Psicópatas como sables

Antonio Papell

Antonio Papell

En abril del año pasado, un medio de comunicación editado por un miembro del Opus Dei atribuía con la mayor naturalidad al presidente del Gobierno, Pedro Sánchez, el llamado ‘síndrome de Hybris’. En un artículo firmado por un tal Manuel Cabezas, titulado «¿Pedro Sánchez, psicópata yonqui del poder?», se dice que «los que padecen el ‘síndrome de Hybris’, borrachos de poder, como Pedro Sánchez, tienen el ego subido: se consideran los más guapos, los más inteligentes, infalibles, insustituibles y omnipotentes. Además, confunden la realidad con la fantasía (‘síndrome de la Moncloa’ y son prepotentes, irracionales, insensatos e hipócritas. Y para ello, llevan la mentira, el engaño, la manipulación, la contradicción permanente, la utilización instrumental de los demás… «Que sais-je encore?» por bandera. Y, en su camino hacia el poder, el fin justifica cualquier medio. Y, por eso, no dudan en despojarse de los principios y valores intemporales y en sembrar el camino de cadáveres». La agresión es simplemente brutal, impropia de un régimen democrático.

La supuesta psicopatía de Sánchez ha sido sostenida por diversos políticos, aunque la más pertinaz ha sido Rosa Díaz, antigua aspirante al cetro socialista, durante largo tiempo consejera bien aposentada en el gobierno vasco comandado por el PNV y luego constructora de un adefesio llamado UPyD. En junio de 2020, afirmaba a preguntas de Carlos Herrera que «con el psicópata Sánchez, ¿qué puede salir mal?». En agosto de 2021, declaraba a un medio de la ultraderecha que «tenemos al frente del Gobierno a un psicópata». En junio de 2022, también en un digital ultra, aseguraba que «Pedro Sánchez es un traidor y un psicópata narcisista». Y en febrero pasado irrumpía en Libertad Digital asegurando que «Pedro Sánchez es un psicópata que no soporta la humillación, cuidado que muere matando».

El pasado 20 de abril, un ilustre miembro de la burguesía adinerada de este país, acusaba también de psicopatía en un blog de su propiedad al presidente del gobierno: «el poder —decía— no puede evitar tender a expandirse en el tiempo y en el espacio, aunque ello nos conduzca al desastre. Así, está en su naturaleza buscar constantemente la permanencia en el tiempo y la totalidad en su alcance, es decir, el poder perpetuo no sujeto a ley alguna, pues el súmmum del poder es la arbitrariedad. Esta amenaza es más alarmante cuando el poder político cae en manos de una persona que exhibe evidentes rasgos psicopáticos, como es nuestro caso». La lista bibliográfica de estos psiquiatras de afición es mucho más larga.

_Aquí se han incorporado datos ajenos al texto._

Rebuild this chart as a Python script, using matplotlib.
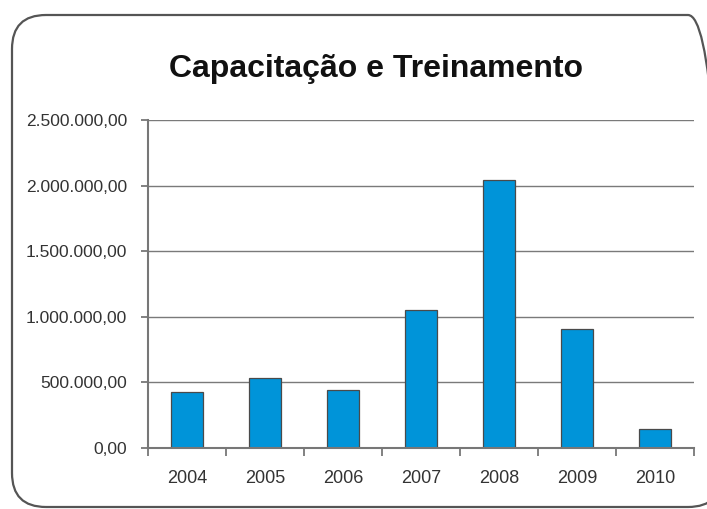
import matplotlib
matplotlib.use("Agg")
import matplotlib.pyplot as plt
import matplotlib.ticker as mticker
from matplotlib.patches import FancyBboxPatch

# Values
anos = ["2004", "2005", "2006", "2007", "2008", "2009", "2010"]
valores = [425000, 534000, 446000, 1051000, 2043000, 904000, 143000]
y_ticks = [0, 500000, 1000000, 1500000, 2000000, 2500000]

plt.rcParams['font.family'] = ['Liberation Sans', 'DejaVu Sans']

W, H = 707, 509
fig = plt.figure(figsize=(W / 100, H / 100), dpi=100)
ax = fig.add_axes([0.2093, 0.1198, 0.7723, 0.6444])

x = list(range(len(anos)))
ax.bar(x, valores, width=0.4, color='#0094d9', edgecolor='#4a4a4a', linewidth=0.9, zorder=3)

ax.set_xlim(-0.5, len(anos) - 0.5)
ax.set_ylim(0, 2500000)
ax.set_yticks(y_ticks)

def br_fmt(v, pos):
    s = f"{v:,.2f}"
    return s.replace(",", "X").replace(".", ",").replace("X", ".")

ax.yaxis.set_major_formatter(mticker.FuncFormatter(br_fmt))
ax.grid(axis='y', color='#7a7a7a', linewidth=1.0, zorder=0)

# category labels at centres, tick marks at boundaries
ax.set_xticks(x)
ax.set_xticklabels(anos)
ax.set_xticks([i - 0.5 for i in range(len(anos) + 1)], minor=True)
ax.tick_params(axis='x', which='major', length=0, pad=16, labelsize=13, labelcolor='#333333')
ax.tick_params(axis='x', which='minor', length=6, width=1.3, color='#777777', direction='out')
ax.tick_params(axis='y', which='major', length=5, width=1.3, color='#777777', pad=10,
               labelsize=12.5, labelcolor='#333333')

for side in ['top', 'right']:
    ax.spines[side].set_visible(False)
for side in ['left', 'bottom']:
    ax.spines[side].set_color('#777777')
    ax.spines[side].set_linewidth(1.5)
    ax.spines[side].set_zorder(4)

fig.text(0.532, 0.864, "Capacitação e Treinamento", ha='center', va='center',
         fontsize=23, fontweight='bold', color='#111111')

# rounded frame around the chart, in figure fraction (right side just off the image)
frame = FancyBboxPatch((12 / W, 2 / H), 710 / W, 492 / H,
                       boxstyle="round,pad=0,rounding_size=%f" % (34 / W),
                       mutation_aspect=W / H, transform=fig.transFigure,
                       facecolor='none', edgecolor='#555555', linewidth=1.6)
fig.add_artist(frame)

fig.savefig("out.png", dpi=100)
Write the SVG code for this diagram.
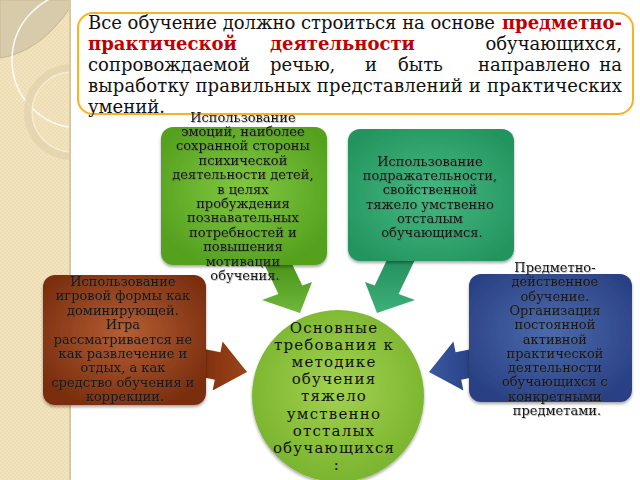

El diccionario de la Real Academia da dos definiciones del término ‘psicopatía’: 1. Enfermedad mental. 2. Anomalía psíquica por obra de la cual, a pesar de la integridad de las funciones perceptivas y mentales, se halla patológicamente alterada la conducta social del individuo que la padece. Psicópata es, por ejemplo, el asesino múltiple incapaz de valorar la abominación que comete ni de arrepentirse de ella.

Acusar de psicópata al adversario en el debate político es, en definitiva, insultarle muy gravemente. Por ello, quien introduce este insulto como invectiva en un debate público incurre en un delito de injurias, definido por el artículo 208 de nuestro Código Penal: «Es injuria la acción o expresión que lesiona la dignidad de otra persona, menoscabando su fama o atentando contra su propia estimación». Pero esta no es la cuestión. En nada avanzaremos si judicializamos todavía más la vida pública y tenemos que recurrir a la fiscalía cada vez que nos sometemos a cualquier avatar parlamentario. La cuestión es que caigamos en la cuenta de que, de un tiempo a esta parte, hemos perdido los límites de la continencia y buena educación que parecían necesarios a quien pretendiera prestar un servicio público a la nación. El caso es que ya no nos escandalizamos cuando vuelan como sables por el Parlamento inefables insultos, lo que indica que el ambiente civilizador que presidía la representación de la soberanía nacional se ha degradado hasta extremos inconcebibles.

Quede constancia de esta evidencia, que sin duda ha decepcionado a mucha gente que ha perdido hace tiempo su ilusión política y que bien pudiera ser que desertara de lo público y se refugiara sistemáticamente en la abstención.